A imortalidade digital é um conceito que tem vindo a conquistar as mentes há décadas. E agora, com a expansão da inteligência artificial e a sua popularização, pode parecer que estamos mais perto do que nunca de a alcançar. Em todo o caso, é o que prometem as empresas que já começaram a “recriar” pessoas falecidas – desde familiares falecidos a Marilyn Monroe. Quem ganha dinheiro com isto, que tecnologias existem e será a imortalidade digital realmente possível?
Desde o lançamento da primeira temporada da série de ficção científica “Black Mirror”, que mostrou, entre outras coisas, como a tecnologia pode tornar possível apagar as fronteiras entre a vida e a morte, a tecnologia disponível para a humanidade avançou significativamente e, por vezes, quase torna possível tornar realidade histórias aparentemente inacreditáveis. Os avanços da ciência moderna já permitem a criação de duplos digitais ou clones de pessoas. O florescente campo da necromancia digital, que permite a interação com cópias digitais dos mortos criadas por inteligência artificial, captou a imaginação tanto dos investigadores como do público em geral, oferecendo possibilidades que outrora eram consideradas algo fora do domínio da ficção científica.
A ética da imortalidade digital
A necromancia digital refere-se à prática de utilizar a inteligência artificial e a robótica para recriar ou simular a presença de pessoas mortas. Esta prática envolve a utilização de dados de várias fontes: contas de redes sociais, gravações de voz, imagens e outros artefactos digitais.
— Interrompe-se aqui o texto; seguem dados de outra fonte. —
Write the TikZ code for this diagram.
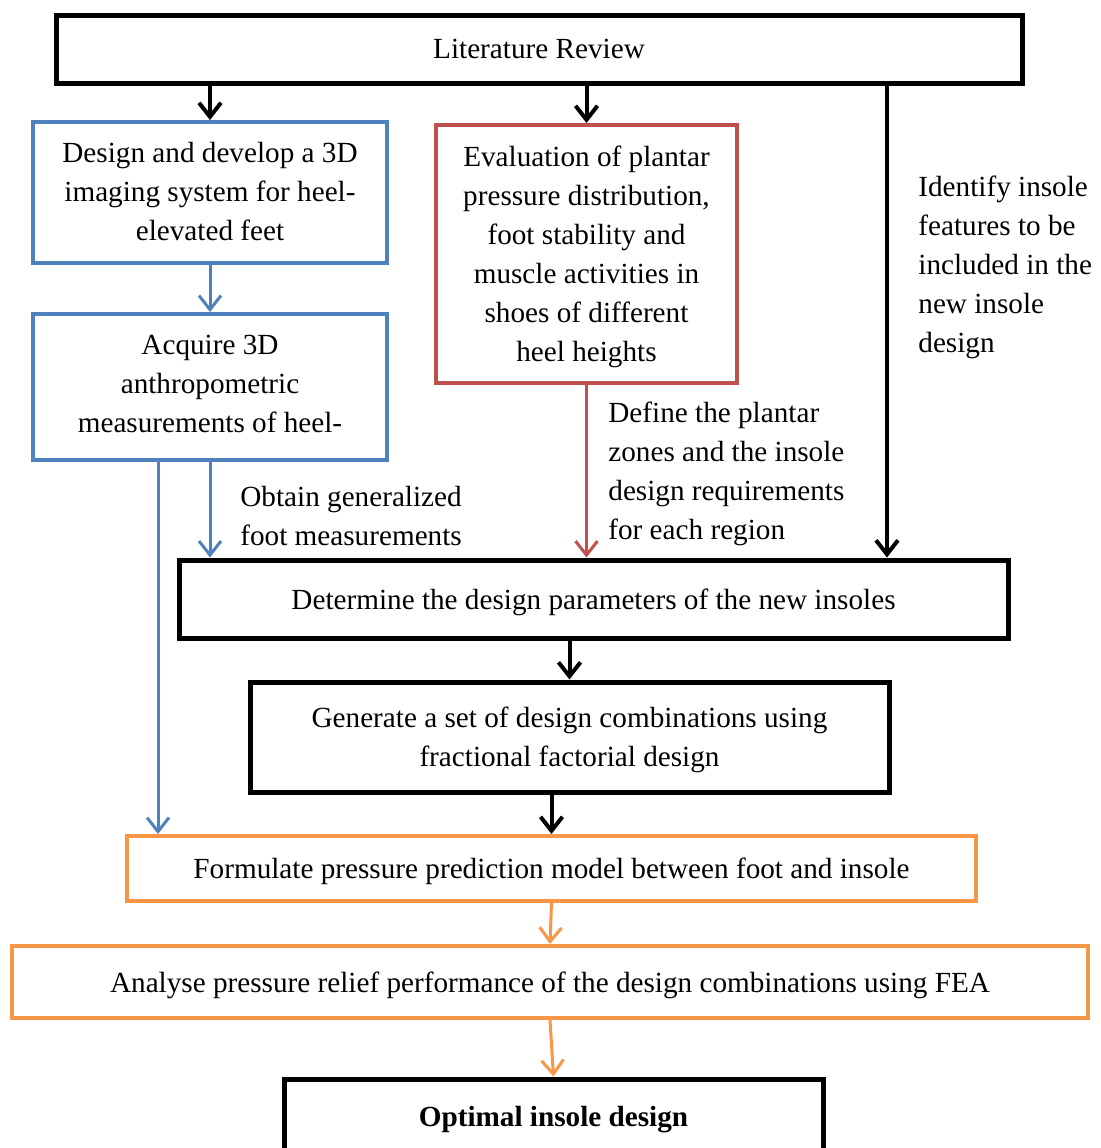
\documentclass[tikz,border=0pt]{standalone}
\usepackage{fontspec}
\setmainfont{Liberation Serif}
\usetikzlibrary{arrows.meta}
\definecolor{flowblue}{RGB}{79,129,189}
\definecolor{flowred}{RGB}{192,80,77}
\definecolor{floworange}{RGB}{247,150,70}
\begin{document}
\begin{tikzpicture}[x=0.5pt,y=-0.5pt,
  every node/.style={font=\fontsize{14.6}{19.5}\selectfont},
  box/.style={rectangle, inner sep=0pt},
  blackbox/.style={box, draw=black, line width=2.5pt},
  bluebox/.style={box, draw=flowblue, line width=2pt},
  redbox/.style={box, draw=flowred, line width=2pt},
  orangebox/.style={box, draw=floworange, line width=2pt},
  % text blocks are placed by the top of their first line
  boxtext/.style={align=center, inner sep=0pt, anchor=north},
  note/.style={align=left, inner sep=0pt, anchor=north west},
  tip/.style={-{Straight Barb[length=7pt,width=11pt]}},
  blackarrow/.style={tip, draw=black, line width=2pt},
  bluearrow/.style={tip, draw=flowblue, line width=1.5pt},
  redarrow/.style={tip, draw=flowred, line width=1.5pt},
  orangearrow/.style={tip, draw=floworange, line width=1.5pt}]

\useasboundingbox (0,0) rectangle (1101,1148);
\clip (0,0) rectangle (1101,1148);

% boxes
\node[blackbox, minimum width=483pt, minimum height=34pt] (lr) at (539,49) {};
\node[bluebox, minimum width=177pt, minimum height=70.5pt] (design) at (210,192.5) {};
\node[bluebox, minimum width=177pt, minimum height=73pt] (acq) at (210,387) {};
\node[redbox, minimum width=150.5pt, minimum height=129pt] (eval) at (586.5,254) {};
\node[blackbox, minimum width=414.5pt, minimum height=39pt] (det) at (593.5,599) {};
\node[blackbox, minimum width=319.5pt, minimum height=55pt] (gen) at (569.5,737) {};
\node[orangebox, minimum width=424.5pt, minimum height=32.5pt] (form) at (551.5,868.5) {};
\node[orangebox, minimum width=538pt, minimum height=36pt] (ana) at (550,982) {};
\node[blackbox, minimum width=269.5pt, minimum height=37pt] (opt) at (553.5,1116) {};

% box texts
\node[boxtext] (lr-text) at (539,39) {Literature Review};
\node[boxtext] (design-text) at (210,142)
  {Design and develop a 3D\\imaging system for heel-\\elevated feet};
\node[boxtext] (acq-text) at (210,335)
  {Acquire 3D\\anthropometric\\measurements of heel-};
\node[boxtext] (eval-text) at (586.5,146)
  {Evaluation of plantar\\pressure distribution,\\foot stability and\\muscle activities in\\shoes of different\\heel heights};
\node[boxtext] (det-text) at (593.5,589)
  {Determine the design parameters of the new insoles};
\node[boxtext] (gen-text) at (569.5,707)
  {Generate a set of design combinations using\\fractional factorial design};
\node[boxtext] (form-text) at (551.5,858)
  {Formulate pressure prediction model between foot and insole};
\node[boxtext] (ana-text) at (550,972)
  {Analyse pressure relief performance of the design combinations using FEA};
\node[boxtext] (opt-text) at (553.5,1106)
  {\textbf{Optimal insole design}};

% side notes
\node[note] (obtain) at (240,486) {Obtain generalized\\foot measurements};
\node[note] (define) at (608,402) {Define the plantar\\zones and the insole\\design requirements\\for each region};
\node[note] (identify) at (918,176) {Identify insole\\features to be\\included in the\\new insole\\design};

% column positions of the long connectors
\coordinate (featx) at (887,0);
\coordinate (measx) at (158,0);

% connectors
\draw[blackarrow] (lr.south -| design.north) -- (design.north);
\draw[blackarrow] (lr.south -| eval.north) -- (eval.north);
\draw[blackarrow] (lr.south -| featx) -- (det.north -| featx);
\draw[bluearrow] (design.south) -- (acq.north);
\draw[bluearrow] (acq.south) -- (acq.south |- det.north);
\draw[bluearrow] (acq.south -| measx) -- (form.north -| measx);
\draw[redarrow] (eval.south) -- (eval.south |- det.north);
\draw[blackarrow] (det.south -| gen.north) -- (gen.north);
\draw[blackarrow] (form.north |- gen.south) -- (form.north);
\draw[orangearrow] (form.south) -- (ana.north);
\draw[orangearrow] (ana.south) -- (opt.north);
\end{tikzpicture}
\end{document}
O aspeto ético da questão foi discutido pela primeira vez na década de 2010, quando surgiu a tecnologia dipfake – e actores mortos começaram a ser ressuscitados nos ecrãs. Mais tarde, quando a Open AI surgiu e criou o modelo de linguagem GPT-3 (alguns anos antes do entusiasmo em torno do ChatGPT), o criador de jogos indie Jason Rohrer criou um chatbot que permitia a um utilizador falar com a sua noiva morta. A Open AI restringiu então o acesso a este bot por recear que pudesse levar a abusos e prejudicar as pessoas.
As possibilidades abertas não entusiasmaram toda a gente. Debra Bassett, no seu livro The Creation and Inheritance of Digital Afterlives, afirma que os “ressuscitados” podem ser criados com intenções maliciosas – para dizerem coisas que não gostariam de ter dito quando estavam vivos e para dar voz aos pensamentos de outra pessoa. Os criadores de novas tecnologias respondem, previsivelmente, que as suas intenções são puramente humanas e não representam qualquer ameaça. Joseph Murphy, diretor de desenvolvimento da DeepBrain AI, insiste: “Não estamos a criar novos conteúdos – estamos apenas a tentar replicar o que uma pessoa diria quando estivesse viva”. Não são apenas os cientistas que estão preocupados com a ressurreição das estrelas, mas também os actores – esta foi uma das razões para uma greve dos actores e argumentistas de Hollywood que temiam ser substituídos pela IA. “Posso ser atropelado por um autocarro amanhã, mas as minhas actuações podem continuar e o público nem se aperceberá que não fui eu”, disse Tom Hanks no podcast de Adam Buxton. A greve terminou agora – e os estúdios prometeram proteger os argumentistas e os actores da influência da inteligência artificial.
Até os próprios criadores de produtos digitais de “prolongamento da vida” admitem que nem sempre partilham as necessidades daqueles que precisam dos produtos. Num vídeo do YouTube em que anuncia o produto Live Forever, o diretor executivo da Somnium Space, Artur Sychov, diz que o conceito não é para todos. “Se eu quero conhecer uma cópia do meu avô num meta-universo? Não quero. Mas aqueles que o quiserem, podem fazê-lo”.